Exercise requirements
Return all lines in the material below that contain "draw".

Data segment
-- Begin --

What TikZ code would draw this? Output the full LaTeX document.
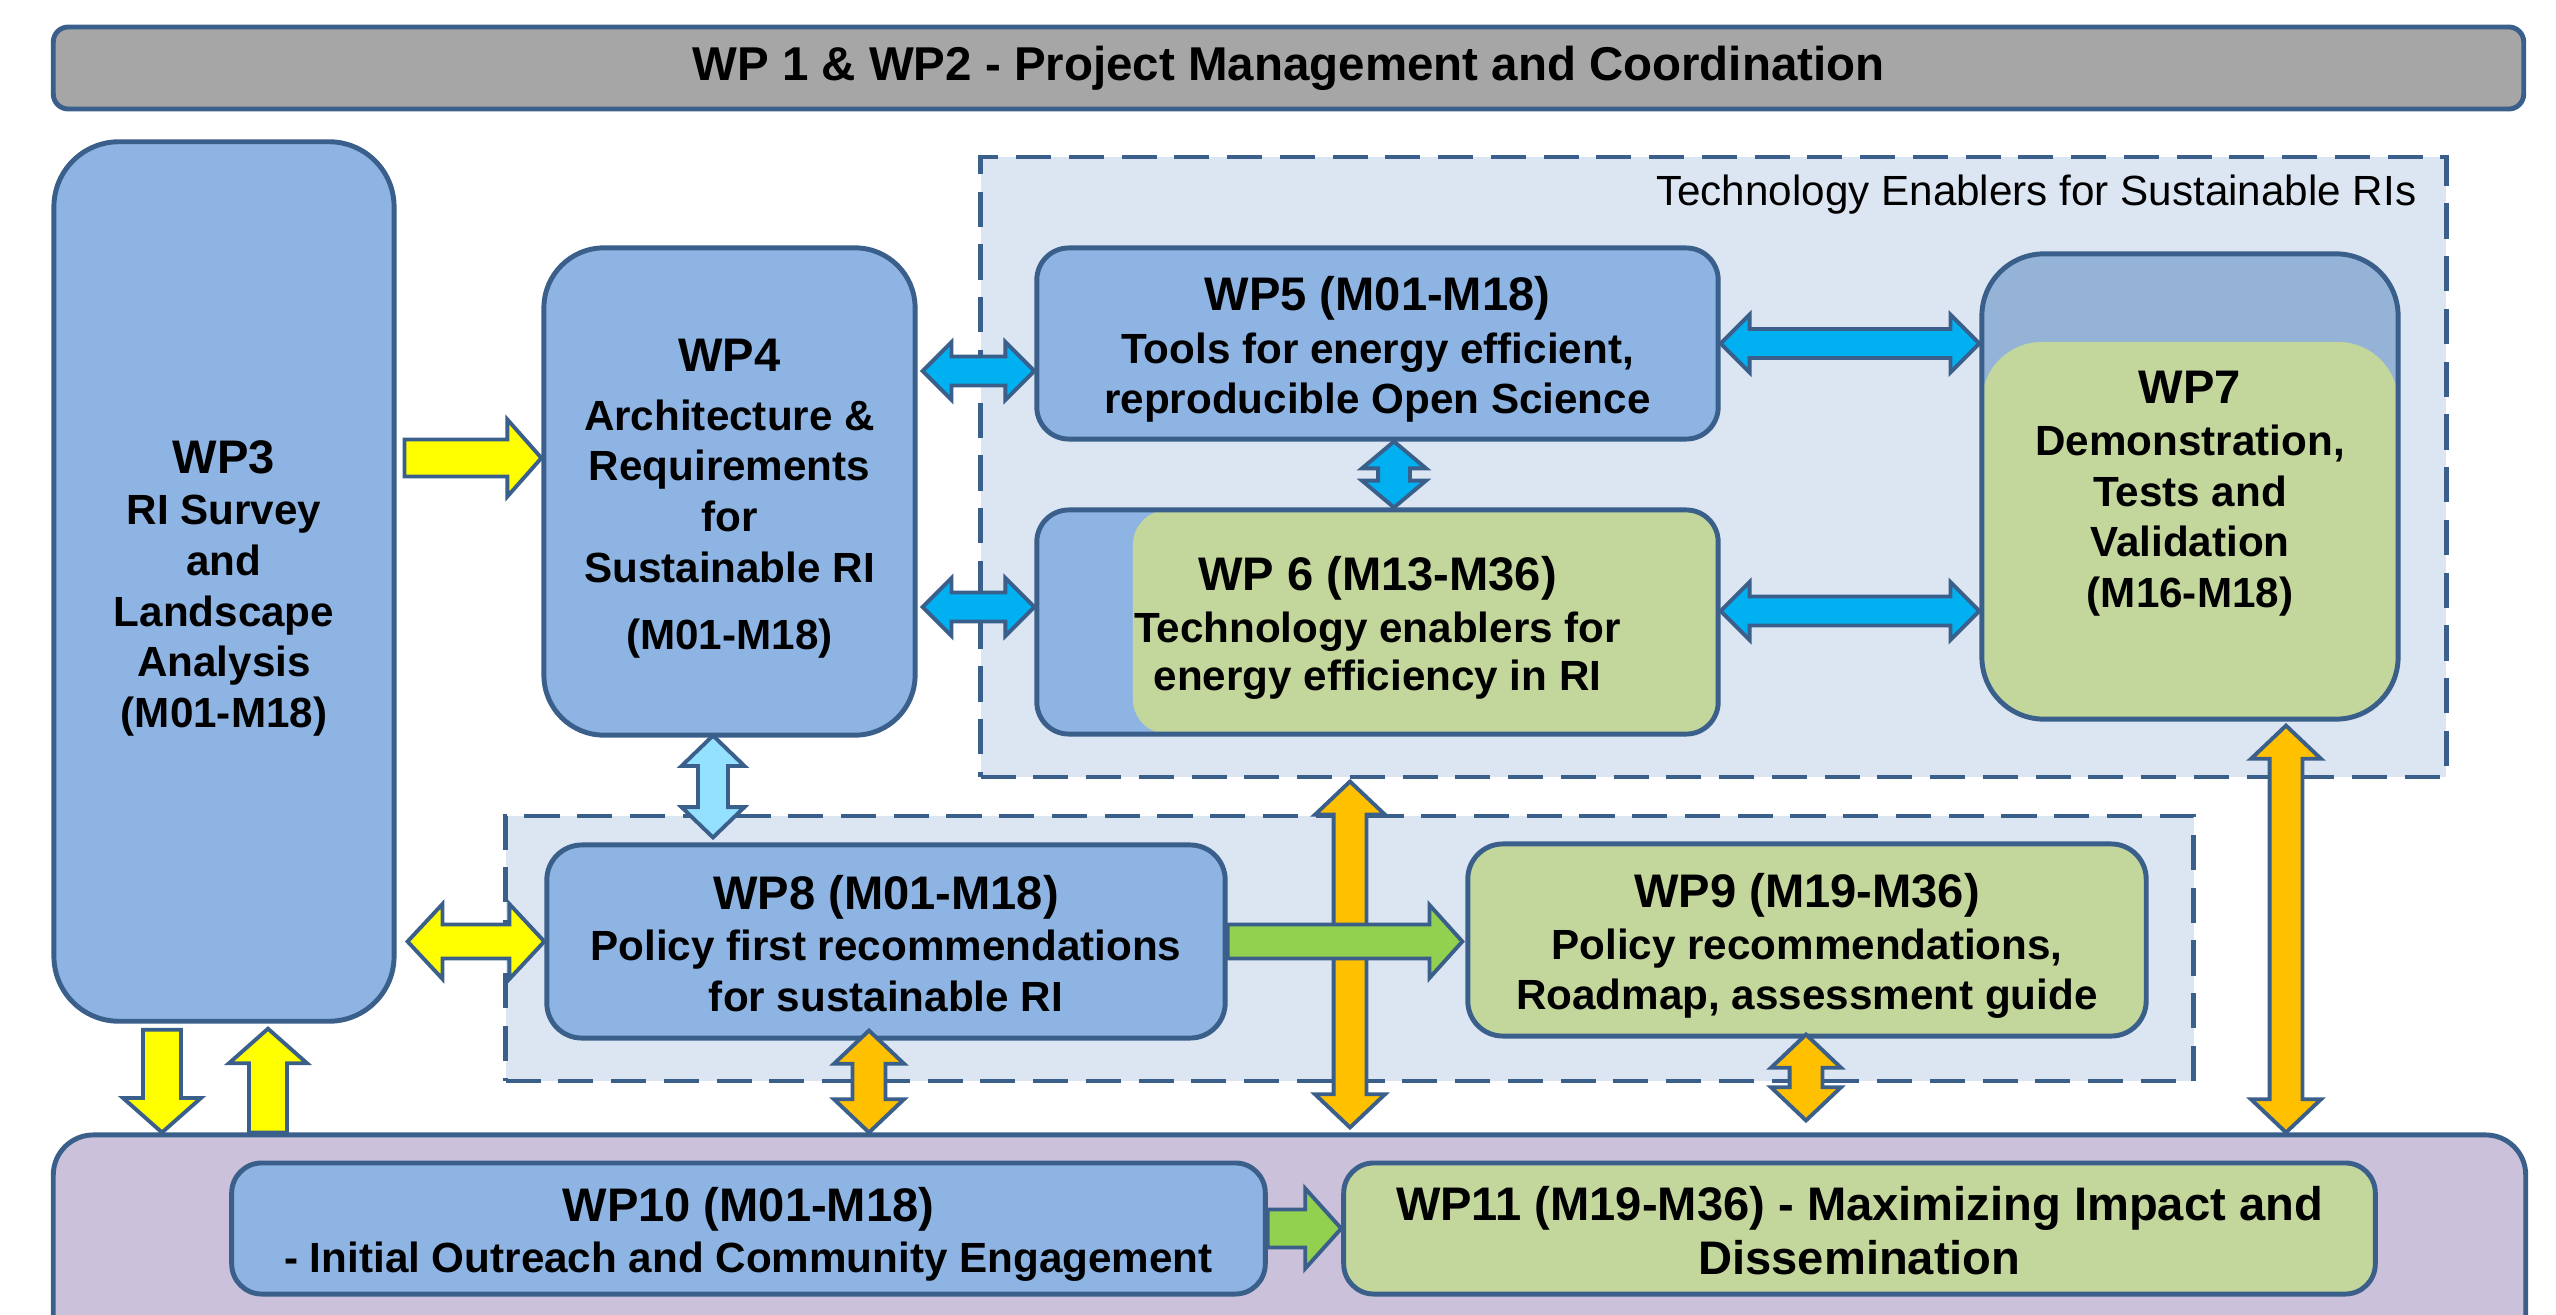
\documentclass[tikz,border=0pt]{standalone}
\usepackage{fontspec}
\setmainfont{Liberation Sans}
\usetikzlibrary{positioning,calc,shapes.arrows}

\definecolor{wpline}{HTML}{3A5F8B}
\definecolor{wpblue}{HTML}{8EB4E3}
\definecolor{wpsteel}{HTML}{95B3D7}
\definecolor{wpgreen}{HTML}{C3D69B}
\definecolor{wpgrey}{HTML}{A6A6A6}
\definecolor{wparea}{HTML}{DCE6F2}
\definecolor{wplilac}{HTML}{CCC1DA}
\definecolor{arryellow}{HTML}{FFFF00}
\definecolor{arrblue}{HTML}{00B0F0}
\definecolor{arrsky}{HTML}{93E1FF}
\definecolor{arrorange}{HTML}{FFC000}
\definecolor{arrgreen}{HTML}{92D050}

\newcommand{\wphead}[1]{{\fontsize{13.4}{15.5}\selectfont\rule{0pt}{13.2pt}#1}}
% block arrows between two points, length taken from the points
\newcommand{\blockarrow}[3][]{%
  \path let \p1=#2, \p2=#3, \n1={atan2(\y2-\y1,\x2-\x1)}, \n2={veclen(\x2-\x1,\y2-\y1)} in
    node[#1, rotate=\n1, minimum height=\n2, anchor=tail] at (\p1) {};%
}
\newcommand{\blockarrows}[3][]{%
  \path let \p1=#2, \p2=#3, \n1={atan2(\y2-\y1,\x2-\x1)}, \n2={veclen(\x2-\x1,\y2-\y1)} in
    node[#1, rotate=\n1, minimum height=\n2] at ($(\p1)!0.5!(\p2)$) {};%
}

\begin{document}
\begin{tikzpicture}[x=0.01cm,y=-0.01cm]
    \tikzstyle{box}=[draw=wpline, line width=1.4pt, fill=wpblue, align=center, inner sep=0pt, font=\bfseries\fontsize{12}{14.4}\selectfont]
    \tikzstyle{area}=[draw=wpline, line width=1.3pt, fill=wparea, dash pattern=on 10pt off 5pt]
    \tikzstyle{barrow}=[draw=wpline, line width=1.1pt, inner xsep=0pt, outer sep=0pt]
    \tikzstyle{yellowone}=[barrow, single arrow, fill=arryellow, inner ysep=0.165cm, single arrow head extend=0.2cm, single arrow tip angle=97]
    \tikzstyle{yellowtwo}=[barrow, double arrow, fill=arryellow, inner ysep=0.15cm, double arrow head extend=0.205cm, double arrow tip angle=94]
    \tikzstyle{bluetwo}=[barrow, double arrow, fill=arrblue, inner ysep=0.125cm, double arrow head extend=0.145cm, double arrow tip angle=90]
    \tikzstyle{skytwo}=[barrow, double arrow, fill=arrsky, inner ysep=0.13cm, double arrow head extend=0.165cm, double arrow tip angle=92]
    \tikzstyle{orangetwo}=[barrow, double arrow, fill=arrorange, inner ysep=0.145cm, double arrow head extend=0.185cm, double arrow tip angle=93]
    \tikzstyle{greenone}=[barrow, single arrow, fill=arrgreen, inner ysep=0.15cm, single arrow head extend=0.195cm, single arrow tip angle=96]

    \useasboundingbox (0,0) rectangle (2556,1315);

    % frames
    \node (WP12) [box, fill=wpgrey, rounded corners=0.15cm, minimum width=24.69cm, minimum height=0.82cm, font=\bfseries\fontsize{13.5}{16}\selectfont] at (1288.5,68) {WP 1 \& WP2 - Project Management and Coordination};
    \node (Tech) [area, minimum width=14.65cm, minimum height=6.20cm] at (1713.5,467) {};
    \node (TechLabel) [anchor=base east, inner sep=0pt, font=\fontsize{12}{14}\selectfont] at (2417,205) {Technology Enablers for Sustainable RIs};
    \node (Policy) [area, minimum width=16.87cm, minimum height=2.65cm] at (1349.5,948.5) {};
    \node (Bottom) [box, fill=wplilac, rounded corners=0.4cm, minimum width=24.71cm, minimum height=2.25cm] at (1289.5,1247.5) {};

    % work packages
    \node (WP3) [box, rounded corners=0.65cm, minimum width=3.40cm, minimum height=8.79cm] at (224,581.5)
        {\wphead{WP3}\\[0.3pt] RI Survey\\ and\\ Landscape\\ Analysis\\ (M01-M18)};
    \node (WP4) [box, rounded corners=0.6cm, minimum width=3.71cm, minimum height=4.87cm] at (729.5,491.5)
        {\wphead{WP4}\\[2.3pt] Architecture \&\\ Requirements\\ for\\ Sustainable RI\\[4.6pt] (M01-M18)};
    \node (WP5) [box, rounded corners=0.32cm, minimum width=6.81cm, minimum height=1.91cm] at (1377.5,343.5)
        {\wphead{WP5 (M01-M18)}\\[0.5pt] Tools for energy efficient,\\ reproducible Open Science};
    \node (WP6) [box, rounded corners=0.32cm, minimum width=6.81cm, minimum height=2.24cm,
        path picture={\fill[wpgreen, rounded corners=0.35cm] ([xshift=0.96cm]path picture bounding box.north west) rectangle (path picture bounding box.south east);}] at (1377.5,622)
        {\wphead{WP 6 (M13-M36)}\\[0.3pt] Technology enablers for\\[-0.8pt] energy efficiency in RI};
    \node (WP7) [box, fill=wpsteel, rounded corners=0.62cm, minimum width=4.16cm, minimum height=4.65cm,
        path picture={\fill[wpgreen, rounded corners=0.6cm] ([yshift=-0.88cm]path picture bounding box.north west) rectangle (path picture bounding box.south east);}] at (2190,486.5)
        {\wphead{WP7}\\[0.5pt] Demonstration,\\ Tests and\\ Validation\\ (M16-M18)};
    \node (WP8) [box, rounded corners=0.35cm, minimum width=6.78cm, minimum height=1.93cm] at (886,941.5)
        {\wphead{WP8 (M01-M18)}\\[0.3pt] Policy first recommendations\\ for sustainable RI\rule[-2.5pt]{0pt}{1pt}};
    \node (WP9) [box, fill=wpgreen, rounded corners=0.35cm, minimum width=6.78cm, minimum height=1.92cm] at (1807,940)
        {\wphead{WP9 (M19-M36)}\\[0.3pt] Policy recommendations,\\ Roadmap, assessment guide};
    \node (WP10) [box, rounded corners=0.3cm, minimum width=10.33cm, minimum height=1.31cm] at (748.5,1228.5)
        {\wphead{WP10 (M01-M18)}\\ - Initial Outreach and Community Engagement};
    \node (WP11) [box, fill=wpgreen, rounded corners=0.3cm, minimum width=10.31cm, minimum height=1.31cm, font=\bfseries\fontsize{13.4}{15.3}\selectfont] at (1859.5,1228.5)
        {\rule{0pt}{11pt}WP11 (M19-M36) - Maximizing Impact and\\ Dissemination};

    % links
    \blockarrow[yellowone, name=A34]{($(WP3.east |- 0,458)+(8,0)$)}{(WP4.west |- 0,458)}
    \blockarrows[bluetwo, name=A45]{($(WP4.east |- 0,371)+(5,0)$)}{(WP5.west |- 0,371)}
    \blockarrows[bluetwo, name=A46]{($(WP4.east |- 0,607)+(5,0)$)}{(WP6.west |- 0,607)}
    \blockarrows[bluetwo, name=A56, inner ysep=0.14cm, double arrow head extend=0.16cm, double arrow tip angle=100]{(WP5.south -| 1394,0)}{(WP6.north -| 1394,0)}
    \blockarrows[bluetwo, name=A57]{(WP5.east)}{(WP7.west |- WP5.east)}
    \blockarrows[bluetwo, name=A67]{(WP6.east |- 0,611)}{(WP7.west |- 0,611)}
    \blockarrows[skytwo, name=A48]{($(WP4.south -| 713,0)+(0,-2)$)}{($(WP8.north -| 713,0)+(0,-5)$)}
    \blockarrows[yellowtwo, name=A38]{($(WP3.east |- WP8.west)+(11,0)$)}{(WP8.west)}
    \blockarrow[yellowone, name=A3B, inner ysep=0.17cm]{($(WP3.south -| 162,0)+(0,6)$)}{(Bottom.north -| 162,0)}
    \blockarrow[yellowone, name=AB3, inner ysep=0.17cm]{(Bottom.north -| 268,0)}{($(WP3.south -| 268,0)+(0,5)$)}
    \blockarrows[orangetwo, name=A8B]{($(WP8.south -| 869,0)+(0,-10)$)}{(Bottom.north -| 869,0)}
    \blockarrows[orangetwo, name=ATB]{($(Tech.south -| 1350,0)+(0,2)$)}{($(Bottom.north -| 1350,0)+(0,-5)$)}
    \blockarrows[orangetwo, name=A9B]{($(WP9.south -| 1806,0)+(0,-4)$)}{($(Bottom.north -| 1806,0)+(0,-12)$)}
    \blockarrows[orangetwo, name=A7B]{($(WP7.south -| 2286,0)+(0,4)$)}{(Bottom.north -| 2286,0)}
    \blockarrow[greenone, name=A89]{(WP8.east)}{($(WP9.west |- WP8.east)+(-3,0)$)}
    \blockarrow[greenone, name=A1011, inner ysep=0.17cm, single arrow head extend=0.21cm]{(WP10.east)}{(WP11.west)}

\end{tikzpicture}
\end{document}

-- End --

Response to this task
What TikZ code would draw this? Output the full LaTeX document.
    \tikzstyle{box}=[draw=wpline, line width=1.4pt, fill=wpblue, align=center, inner sep=0pt, font=\bfseries\fontsize{12}{14.4}\selectfont]
    \tikzstyle{area}=[draw=wpline, line width=1.3pt, fill=wparea, dash pattern=on 10pt off 5pt]
    \tikzstyle{barrow}=[draw=wpline, line width=1.1pt, inner xsep=0pt, outer sep=0pt]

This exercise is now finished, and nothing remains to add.